__Task requirements__: Leave out the pictures, then reproduce the rest of the material exactly.

__Source excerpt__:
========================

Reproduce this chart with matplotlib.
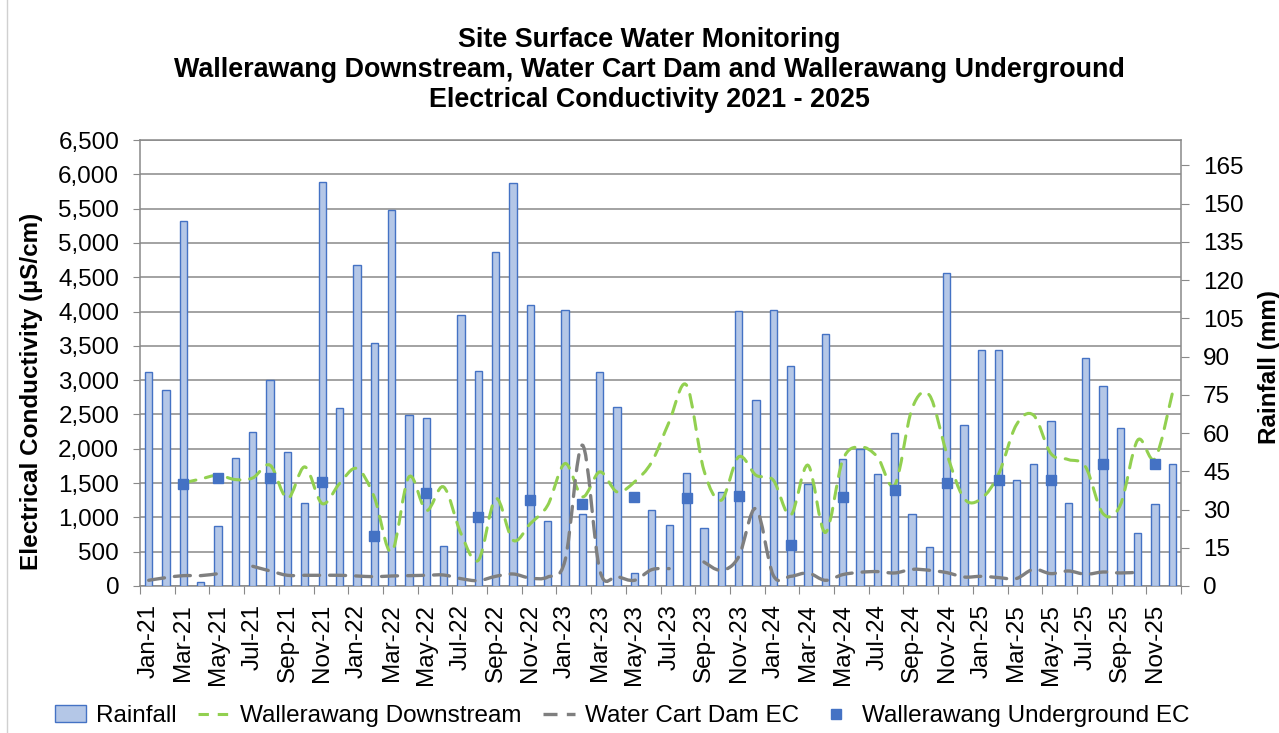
import numpy as np
import pandas as pd
import matplotlib.pyplot as plt
from matplotlib.path import Path
from matplotlib.patches import PathPatch, Patch
from matplotlib.lines import Line2D

plt.rcParams['font.family'] = ['Liberation Sans', 'DejaVu Sans']

nan = np.nan

# Monthly categories Jan-21 .. Dec-25
months = pd.date_range('2021-01-01', periods=60, freq='MS').strftime('%b-%y').tolist()

# Rainfall (mm), right axis
rainfall = [84.0, 76.8, 143.3, 1.6, 23.4, 50.1, 60.6, 80.9, 52.6, 32.7, 158.6, 70.0,
            125.9, 95.4, 147.4, 67.1, 66.0, 15.7, 106.4, 84.5, 131.1, 158.0, 110.1, 25.5,
            108.4, 28.3, 83.8, 70.4, 5.1, 30.0, 23.8, 44.5, 22.6, 36.8, 108.0, 72.8,
            108.4, 86.5, 40.0, 98.7, 49.7, 53.8, 44.1, 60.2, 28.3, 15.4, 122.9, 63.2,
            92.7, 92.7, 41.6, 47.8, 64.8, 32.7, 89.5, 78.5, 61.9, 20.9, 32.3, 47.8]

# Wallerawang Downstream EC (uS/cm)
downstream = [nan, nan, 1502, 1560, 1614, 1551, 1575, 1760, 1274, 1736, 1201, 1493,
              1712, 1298, 496, 1590, 1100, 1444, 764, 375, 1274, 667, 910, 1177,
              1785, 1300, 1663, 1371, 1517, 1809, 2392, 2927, 1688, 1250, 1882, 1615,
              1542, 1031, 1760, 780, 1833, 2027, 1882, 1469, 2587, 2781, 1931, 1275,
              1275, 1639, 2344, 2490, 1931, 1843, 1736, 1056, 1177, 2125, 1858, 2806]

# Water Cart Dam EC (uS/cm)
water_cart = [83, 122, 151, 151, 180, nan, 287, 219, 156, 156, 156, 156,
              146, 136, 146, 151, 156, 160, 107, 78, 141, 175, 115, 131,
              374, 2052, 229, 141, 83, 239, 253, nan, 350, 229, 423, 1129,
              156, 141, 190, 83, 166, 200, 210, 190, 243, 229, 195, 131,
              141, 122, 108, 243, 180, 219, 171, 204, 190, 200, nan, nan]

# Wallerawang Underground EC (uS/cm), quarterly samples
underground = [nan, nan, 1493, nan, 1580, nan, nan, 1575, nan, nan, 1517, nan,
               nan, 724, nan, nan, 1357, nan, nan, 1006, nan, nan, 1250, nan,
               nan, 1191, nan, nan, 1298, nan, nan, 1284, nan, nan, 1313, nan,
               nan, 594, nan, nan, 1298, nan, nan, 1396, nan, nan, 1502, nan,
               nan, 1551, nan, nan, 1551, nan, nan, 1785, nan, nan, 1785, nan]

x = np.arange(len(months))

GRID = '#898989'
BAR_FACE = '#B4C7E7'
BAR_EDGE = '#4472C4'
GREEN = '#92D050'
GREY = '#7F7F7F'
BLUE = '#4472C4'
GREEN_DASH = (0, (4.2, 3.2))
GREY_DASH = (0, (4.8, 3.0))


def smooth_path(xs, ys):
    # Catmull-Rom style bezier through the points (like Excel's smoothed line)
    verts, codes = [], []
    xs = np.asarray(xs, float)
    ys = np.asarray(ys, float)
    ok = np.isfinite(ys)
    runs, cur = [], []
    for i in range(len(xs)):
        if ok[i]:
            cur.append((xs[i], ys[i]))
        elif cur:
            runs.append(cur)
            cur = []
    if cur:
        runs.append(cur)
    for pts in runs:
        pts = np.array(pts)
        n = len(pts)
        if n < 2:
            continue
        verts.append(pts[0])
        codes.append(Path.MOVETO)
        for k in range(n - 1):
            p0 = pts[k - 1] if k > 0 else pts[k]
            p1, p2 = pts[k], pts[k + 1]
            p3 = pts[k + 2] if k + 2 < n else pts[k + 1]
            verts += [p1 + (p2 - p0) / 6, p2 - (p3 - p1) / 6, p2]
            codes += [Path.CURVE4] * 3
    return Path(verts, codes)


fig = plt.figure(figsize=(12.79, 7.33), dpi=100)
ax = fig.add_axes([140 / 1279, 1 - 586 / 733, 1041 / 1279, 446 / 733])
ax2 = ax.twinx()
ax3 = ax.twinx()

# left axis: EC, gridlines
ax.set_ylim(0, 6500)
ax.set_yticks(np.arange(0, 6501, 500))
ax.yaxis.set_major_formatter(plt.FuncFormatter(lambda v, p: f'{int(v):,}'))
ax.grid(axis='y', color=GRID, linewidth=1.1)
ax.set_axisbelow(True)
ax.set_xlim(-0.5, len(months) - 0.5)
ax.set_xticks(np.arange(-0.5, len(months), 2))
ax.set_xticklabels([])
ax.set_xticks(x[::2], minor=True)
ax.set_xticklabels(months[::2], minor=True, rotation=90, fontsize=17.5)
ax.tick_params(axis='x', which='major', length=6, color=GRID)
ax.tick_params(axis='x', which='minor', length=0, pad=13)
ax.tick_params(axis='y', labelsize=17.5, length=5, color=GRID, pad=10)
for s in ['left', 'bottom', 'top']:
    ax.spines[s].set_color(GRID)
    ax.spines[s].set_linewidth(1.1)
ax.spines['right'].set_visible(False)
ax.set_ylabel('Electrical Conductivity (µS/cm)', fontsize=17.5, fontweight='bold')
ax.yaxis.set_label_coords(-0.0932, 0.437)

# right axis: rainfall bars
ax2.bar(x, rainfall, width=0.42, color=BAR_FACE, edgecolor=BAR_EDGE, linewidth=1)
ax2.set_ylim(0, 175)
ax2.set_yticks(np.arange(0, 166, 15))
ax2.tick_params(axis='y', labelsize=17.5, length=6, color=GRID, pad=10)
for s in ['left', 'bottom', 'top']:
    ax2.spines[s].set_visible(False)
ax2.spines['right'].set_color(GRID)
ax2.spines['right'].set_linewidth(1.1)
ax2.set_ylabel('Rainfall (mm)', fontsize=17.5, fontweight='bold')
ax2.yaxis.set_label_coords(1.074, 0.491)

# top layer: EC lines and markers on the left-axis scale
ax3.set_ylim(0, 6500)
ax3.axis('off')
ax3.add_patch(PathPatch(smooth_path(x, downstream), fill=False, edgecolor=GREEN,
                        linewidth=2.2, linestyle=GREEN_DASH, capstyle='round'))
ax3.add_patch(PathPatch(smooth_path(x, water_cart), fill=False, edgecolor=GREY,
                        linewidth=2.4, linestyle=GREY_DASH, capstyle='round'))
ax3.plot(x, underground, linestyle='none', marker='s', markersize=7.5,
         color=BLUE, markeredgecolor=BLUE)

fig.text(649 / 1279, 1 - 27 / 733,
         'Site Surface Water Monitoring\n'
         'Wallerawang Downstream, Water Cart Dam and Wallerawang Underground\n'
         'Electrical Conductivity 2021 - 2025',
         ha='center', va='top', fontsize=19.4, fontweight='bold', linespacing=1.2)

handles = [Patch(facecolor=BAR_FACE, edgecolor=BAR_EDGE, linewidth=1),
           Line2D([], [], color=GREEN, linewidth=2.2, linestyle=(0, (3.4, 2.9))),
           Line2D([], [], color=GREY, linewidth=2.4, linestyle=(0, (4.2, 2.8))),
           Line2D([], [], color=BLUE, linestyle='none', marker='s', markersize=7)]
labels = ['Rainfall', 'Wallerawang Downstream', 'Water Cart Dam EC', 'Wallerawang Underground EC']
fig.legend(handles, labels, loc='center', bbox_to_anchor=(622 / 1279, 17 / 733), ncol=4,
           frameon=False, fontsize=17.5, handlelength=1.3, handletextpad=0.4,
           columnspacing=0.9, borderaxespad=0)

fig.add_artist(Line2D([7 / 1279, 7 / 1279], [0, 1], transform=fig.transFigure,
                      color='#D0D0D0', linewidth=1))

fig.savefig('out.png', dpi=100)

========================

__Response to the task__:
Reproduce this chart with matplotlib.
import numpy as np
import pandas as pd
import matplotlib.pyplot as plt
from matplotlib.path import Path
from matplotlib.patches import PathPatch, Patch
from matplotlib.lines import Line2D

plt.rcParams['font.family'] = ['Liberation Sans', 'DejaVu Sans']

nan = np.nan

# Monthly categories Jan-21 .. Dec-25
months = pd.date_range('2021-01-01', periods=60, freq='MS').strftime('%b-%y').tolist()

# Rainfall (mm), right axis
rainfall = [84.0, 76.8, 143.3, 1.6, 23.4, 50.1, 60.6, 80.9, 52.6, 32.7, 158.6, 70.0,
            125.9, 95.4, 147.4, 67.1, 66.0, 15.7, 106.4, 84.5, 131.1, 158.0, 110.1, 25.5,
            108.4, 28.3, 83.8, 70.4, 5.1, 30.0, 23.8, 44.5, 22.6, 36.8, 108.0, 72.8,
            108.4, 86.5, 40.0, 98.7, 49.7, 53.8, 44.1, 60.2, 28.3, 15.4, 122.9, 63.2,
            92.7, 92.7, 41.6, 47.8, 64.8, 32.7, 89.5, 78.5, 61.9, 20.9, 32.3, 47.8]

# Wallerawang Downstream EC (uS/cm)
downstream = [nan, nan, 1502, 1560, 1614, 1551, 1575, 1760, 1274, 1736, 1201, 1493,
              1712, 1298, 496, 1590, 1100, 1444, 764, 375, 1274, 667, 910, 1177,
              1785, 1300, 1663, 1371, 1517, 1809, 2392, 2927, 1688, 1250, 1882, 1615,
              1542, 1031, 1760, 780, 1833, 2027, 1882, 1469, 2587, 2781, 1931, 1275,
              1275, 1639, 2344, 2490, 1931, 1843, 1736, 1056, 1177, 2125, 1858, 2806]

# Water Cart Dam EC (uS/cm)
water_cart = [83, 122, 151, 151, 180, nan, 287, 219, 156, 156, 156, 156,
              146, 136, 146, 151, 156, 160, 107, 78, 141, 175, 115, 131,
              374, 2052, 229, 141, 83, 239, 253, nan, 350, 229, 423, 1129,
              156, 141, 190, 83, 166, 200, 210, 190, 243, 229, 195, 131,
              141, 122, 108, 243, 180, 219, 171, 204, 190, 200, nan, nan]

# Wallerawang Underground EC (uS/cm), quarterly samples
underground = [nan, nan, 1493, nan, 1580, nan, nan, 1575, nan, nan, 1517, nan,
               nan, 724, nan, nan, 1357, nan, nan, 1006, nan, nan, 1250, nan,
               nan, 1191, nan, nan, 1298, nan, nan, 1284, nan, nan, 1313, nan,
               nan, 594, nan, nan, 1298, nan, nan, 1396, nan, nan, 1502, nan,
               nan, 1551, nan, nan, 1551, nan, nan, 1785, nan, nan, 1785, nan]

x = np.arange(len(months))

GRID = '#898989'
BAR_FACE = '#B4C7E7'
BAR_EDGE = '#4472C4'
GREEN = '#92D050'
GREY = '#7F7F7F'
BLUE = '#4472C4'
GREEN_DASH = (0, (4.2, 3.2))
GREY_DASH = (0, (4.8, 3.0))


def smooth_path(xs, ys):
    # Catmull-Rom style bezier through the points (like Excel's smoothed line)
    verts, codes = [], []
    xs = np.asarray(xs, float)
    ys = np.asarray(ys, float)
    ok = np.isfinite(ys)
    runs, cur = [], []
    for i in range(len(xs)):
        if ok[i]:
            cur.append((xs[i], ys[i]))
        elif cur:
            runs.append(cur)
            cur = []
    if cur:
        runs.append(cur)
    for pts in runs:
        pts = np.array(pts)
        n = len(pts)
        if n < 2:
            continue
        verts.append(pts[0])
        codes.append(Path.MOVETO)
        for k in range(n - 1):
            p0 = pts[k - 1] if k > 0 else pts[k]
            p1, p2 = pts[k], pts[k + 1]
            p3 = pts[k + 2] if k + 2 < n else pts[k + 1]
            verts += [p1 + (p2 - p0) / 6, p2 - (p3 - p1) / 6, p2]
            codes += [Path.CURVE4] * 3
    return Path(verts, codes)


fig = plt.figure(figsize=(12.79, 7.33), dpi=100)
ax = fig.add_axes([140 / 1279, 1 - 586 / 733, 1041 / 1279, 446 / 733])
ax2 = ax.twinx()
ax3 = ax.twinx()

# left axis: EC, gridlines
ax.set_ylim(0, 6500)
ax.set_yticks(np.arange(0, 6501, 500))
ax.yaxis.set_major_formatter(plt.FuncFormatter(lambda v, p: f'{int(v):,}'))
ax.grid(axis='y', color=GRID, linewidth=1.1)
ax.set_axisbelow(True)
ax.set_xlim(-0.5, len(months) - 0.5)
ax.set_xticks(np.arange(-0.5, len(months), 2))
ax.set_xticklabels([])
ax.set_xticks(x[::2], minor=True)
ax.set_xticklabels(months[::2], minor=True, rotation=90, fontsize=17.5)
ax.tick_params(axis='x', which='major', length=6, color=GRID)
ax.tick_params(axis='x', which='minor', length=0, pad=13)
ax.tick_params(axis='y', labelsize=17.5, length=5, color=GRID, pad=10)
for s in ['left', 'bottom', 'top']:
    ax.spines[s].set_color(GRID)
    ax.spines[s].set_linewidth(1.1)
ax.spines['right'].set_visible(False)
ax.set_ylabel('Electrical Conductivity (µS/cm)', fontsize=17.5, fontweight='bold')
ax.yaxis.set_label_coords(-0.0932, 0.437)

# right axis: rainfall bars
ax2.bar(x, rainfall, width=0.42, color=BAR_FACE, edgecolor=BAR_EDGE, linewidth=1)
ax2.set_ylim(0, 175)
ax2.set_yticks(np.arange(0, 166, 15))
ax2.tick_params(axis='y', labelsize=17.5, length=6, color=GRID, pad=10)
for s in ['left', 'bottom', 'top']:
    ax2.spines[s].set_visible(False)
ax2.spines['right'].set_color(GRID)
ax2.spines['right'].set_linewidth(1.1)
ax2.set_ylabel('Rainfall (mm)', fontsize=17.5, fontweight='bold')
ax2.yaxis.set_label_coords(1.074, 0.491)

# top layer: EC lines and markers on the left-axis scale
ax3.set_ylim(0, 6500)
ax3.axis('off')
ax3.add_patch(PathPatch(smooth_path(x, downstream), fill=False, edgecolor=GREEN,
                        linewidth=2.2, linestyle=GREEN_DASH, capstyle='round'))
ax3.add_patch(PathPatch(smooth_path(x, water_cart), fill=False, edgecolor=GREY,
                        linewidth=2.4, linestyle=GREY_DASH, capstyle='round'))
ax3.plot(x, underground, linestyle='none', marker='s', markersize=7.5,
         color=BLUE, markeredgecolor=BLUE)

fig.text(649 / 1279, 1 - 27 / 733,
         'Site Surface Water Monitoring\n'
         'Wallerawang Downstream, Water Cart Dam and Wallerawang Underground\n'
         'Electrical Conductivity 2021 - 2025',
         ha='center', va='top', fontsize=19.4, fontweight='bold', linespacing=1.2)

handles = [Patch(facecolor=BAR_FACE, edgecolor=BAR_EDGE, linewidth=1),
           Line2D([], [], color=GREEN, linewidth=2.2, linestyle=(0, (3.4, 2.9))),
           Line2D([], [], color=GREY, linewidth=2.4, linestyle=(0, (4.2, 2.8))),
           Line2D([], [], color=BLUE, linestyle='none', marker='s', markersize=7)]
labels = ['Rainfall', 'Wallerawang Downstream', 'Water Cart Dam EC', 'Wallerawang Underground EC']
fig.legend(handles, labels, loc='center', bbox_to_anchor=(622 / 1279, 17 / 733), ncol=4,
           frameon=False, fontsize=17.5, handlelength=1.3, handletextpad=0.4,
           columnspacing=0.9, borderaxespad=0)

fig.add_artist(Line2D([7 / 1279, 7 / 1279], [0, 1], transform=fig.transFigure,
                      color='#D0D0D0', linewidth=1))

fig.savefig('out.png', dpi=100)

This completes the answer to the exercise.